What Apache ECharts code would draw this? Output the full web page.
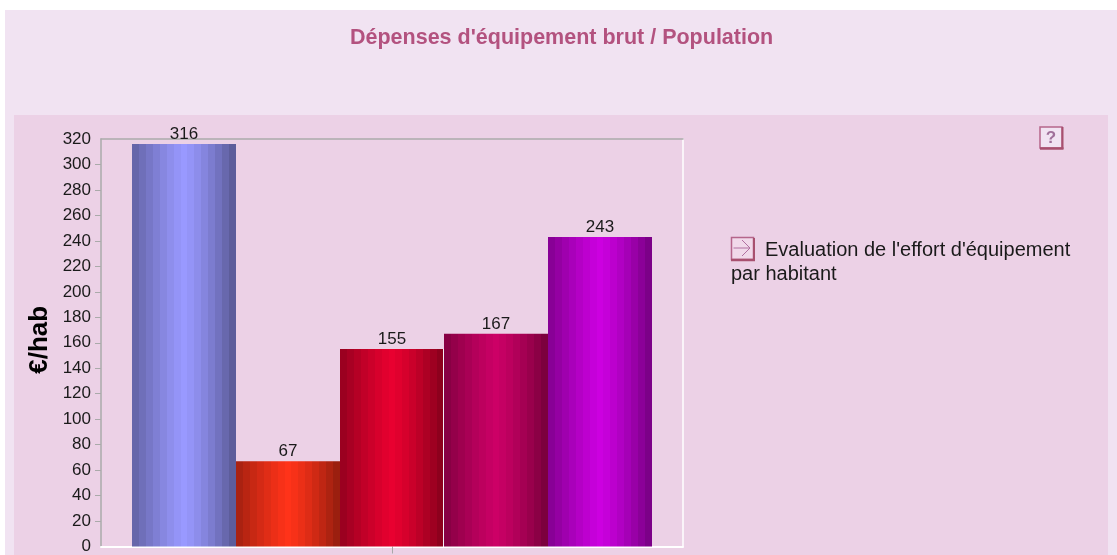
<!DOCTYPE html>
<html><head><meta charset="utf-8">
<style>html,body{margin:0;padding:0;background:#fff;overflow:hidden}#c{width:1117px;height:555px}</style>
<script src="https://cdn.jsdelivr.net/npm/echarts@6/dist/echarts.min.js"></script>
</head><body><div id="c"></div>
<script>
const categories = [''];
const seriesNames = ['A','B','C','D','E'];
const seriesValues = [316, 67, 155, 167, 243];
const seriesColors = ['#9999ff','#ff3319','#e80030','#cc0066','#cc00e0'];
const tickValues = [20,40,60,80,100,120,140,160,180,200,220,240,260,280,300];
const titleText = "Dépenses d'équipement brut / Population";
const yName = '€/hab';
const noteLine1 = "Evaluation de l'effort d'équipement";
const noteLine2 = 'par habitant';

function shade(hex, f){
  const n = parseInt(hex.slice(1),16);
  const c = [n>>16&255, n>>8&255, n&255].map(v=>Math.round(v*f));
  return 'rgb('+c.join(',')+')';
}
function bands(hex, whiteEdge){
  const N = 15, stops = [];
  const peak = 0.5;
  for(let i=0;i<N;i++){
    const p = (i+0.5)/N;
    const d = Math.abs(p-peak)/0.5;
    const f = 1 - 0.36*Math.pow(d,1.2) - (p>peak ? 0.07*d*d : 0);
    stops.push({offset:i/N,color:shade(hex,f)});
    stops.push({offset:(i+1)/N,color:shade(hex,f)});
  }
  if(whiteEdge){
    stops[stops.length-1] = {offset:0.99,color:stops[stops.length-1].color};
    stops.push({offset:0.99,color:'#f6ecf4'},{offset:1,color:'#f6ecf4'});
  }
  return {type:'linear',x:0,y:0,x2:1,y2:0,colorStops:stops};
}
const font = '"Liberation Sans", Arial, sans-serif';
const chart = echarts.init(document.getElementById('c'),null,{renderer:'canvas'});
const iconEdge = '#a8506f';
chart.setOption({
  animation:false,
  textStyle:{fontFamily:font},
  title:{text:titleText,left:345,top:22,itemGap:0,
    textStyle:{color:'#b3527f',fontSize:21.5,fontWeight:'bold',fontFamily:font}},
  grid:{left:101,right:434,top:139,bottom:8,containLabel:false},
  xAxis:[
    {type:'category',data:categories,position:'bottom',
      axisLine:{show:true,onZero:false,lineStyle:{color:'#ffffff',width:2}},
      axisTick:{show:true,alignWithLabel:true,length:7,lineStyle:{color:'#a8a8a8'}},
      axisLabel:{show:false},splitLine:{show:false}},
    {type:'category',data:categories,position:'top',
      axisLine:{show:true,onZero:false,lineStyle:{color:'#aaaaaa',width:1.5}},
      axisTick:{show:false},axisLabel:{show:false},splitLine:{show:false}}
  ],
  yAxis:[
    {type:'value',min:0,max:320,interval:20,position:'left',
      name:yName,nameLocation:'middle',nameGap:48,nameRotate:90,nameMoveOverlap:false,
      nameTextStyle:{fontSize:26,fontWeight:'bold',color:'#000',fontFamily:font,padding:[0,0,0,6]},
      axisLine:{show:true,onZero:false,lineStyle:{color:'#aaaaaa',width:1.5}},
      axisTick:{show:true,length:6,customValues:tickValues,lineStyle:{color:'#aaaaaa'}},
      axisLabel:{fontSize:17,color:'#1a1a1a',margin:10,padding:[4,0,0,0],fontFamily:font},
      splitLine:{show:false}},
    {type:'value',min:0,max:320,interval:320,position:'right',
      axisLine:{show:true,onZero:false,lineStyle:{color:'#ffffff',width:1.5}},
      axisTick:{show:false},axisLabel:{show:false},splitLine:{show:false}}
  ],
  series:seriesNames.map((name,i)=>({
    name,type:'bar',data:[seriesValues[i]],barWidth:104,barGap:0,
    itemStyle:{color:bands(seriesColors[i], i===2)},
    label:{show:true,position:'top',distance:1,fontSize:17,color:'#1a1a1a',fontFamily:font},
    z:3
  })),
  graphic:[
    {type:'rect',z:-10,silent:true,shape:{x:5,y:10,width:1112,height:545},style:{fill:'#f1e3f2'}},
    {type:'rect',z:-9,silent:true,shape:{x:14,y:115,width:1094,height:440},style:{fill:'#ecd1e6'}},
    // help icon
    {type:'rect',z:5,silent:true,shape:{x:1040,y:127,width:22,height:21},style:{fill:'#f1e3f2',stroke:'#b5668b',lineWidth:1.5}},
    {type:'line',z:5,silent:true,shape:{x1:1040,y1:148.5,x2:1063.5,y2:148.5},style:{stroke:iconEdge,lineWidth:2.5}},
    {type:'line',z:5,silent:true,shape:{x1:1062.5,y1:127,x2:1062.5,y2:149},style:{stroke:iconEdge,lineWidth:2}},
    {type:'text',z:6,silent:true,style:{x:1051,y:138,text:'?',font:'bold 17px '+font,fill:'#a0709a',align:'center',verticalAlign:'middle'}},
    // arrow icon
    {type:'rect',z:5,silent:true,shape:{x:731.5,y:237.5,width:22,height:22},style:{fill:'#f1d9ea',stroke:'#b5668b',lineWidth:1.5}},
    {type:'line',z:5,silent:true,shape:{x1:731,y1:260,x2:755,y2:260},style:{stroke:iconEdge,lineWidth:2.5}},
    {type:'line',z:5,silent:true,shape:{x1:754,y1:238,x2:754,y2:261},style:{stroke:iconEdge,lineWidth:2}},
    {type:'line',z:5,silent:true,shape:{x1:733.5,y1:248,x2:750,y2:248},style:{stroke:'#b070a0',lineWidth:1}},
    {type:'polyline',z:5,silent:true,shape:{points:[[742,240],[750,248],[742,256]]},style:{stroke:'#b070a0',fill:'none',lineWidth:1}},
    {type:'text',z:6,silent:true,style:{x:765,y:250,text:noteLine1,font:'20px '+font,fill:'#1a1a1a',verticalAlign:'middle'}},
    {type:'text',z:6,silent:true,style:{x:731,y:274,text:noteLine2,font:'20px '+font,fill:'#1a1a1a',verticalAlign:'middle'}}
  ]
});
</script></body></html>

··········

- _Requirement_: Leave out the pictures. Transcribe only the lines above, from the first through the one that contains "const noteLine2 = 'par habitant';".

- _Complete response_:
What Apache ECharts code would draw this? Output the full web page.
<!DOCTYPE html>
<html><head><meta charset="utf-8">
<style>html,body{margin:0;padding:0;background:#fff;overflow:hidden}#c{width:1117px;height:555px}</style>
<script src="https://cdn.jsdelivr.net/npm/echarts@6/dist/echarts.min.js"></script>
</head><body><div id="c"></div>
<script>
const categories = [''];
const seriesNames = ['A','B','C','D','E'];
const seriesValues = [316, 67, 155, 167, 243];
const seriesColors = ['#9999ff','#ff3319','#e80030','#cc0066','#cc00e0'];
const tickValues = [20,40,60,80,100,120,140,160,180,200,220,240,260,280,300];
const titleText = "Dépenses d'équipement brut / Population";
const yName = '€/hab';
const noteLine1 = "Evaluation de l'effort d'équipement";
const noteLine2 = 'par habitant';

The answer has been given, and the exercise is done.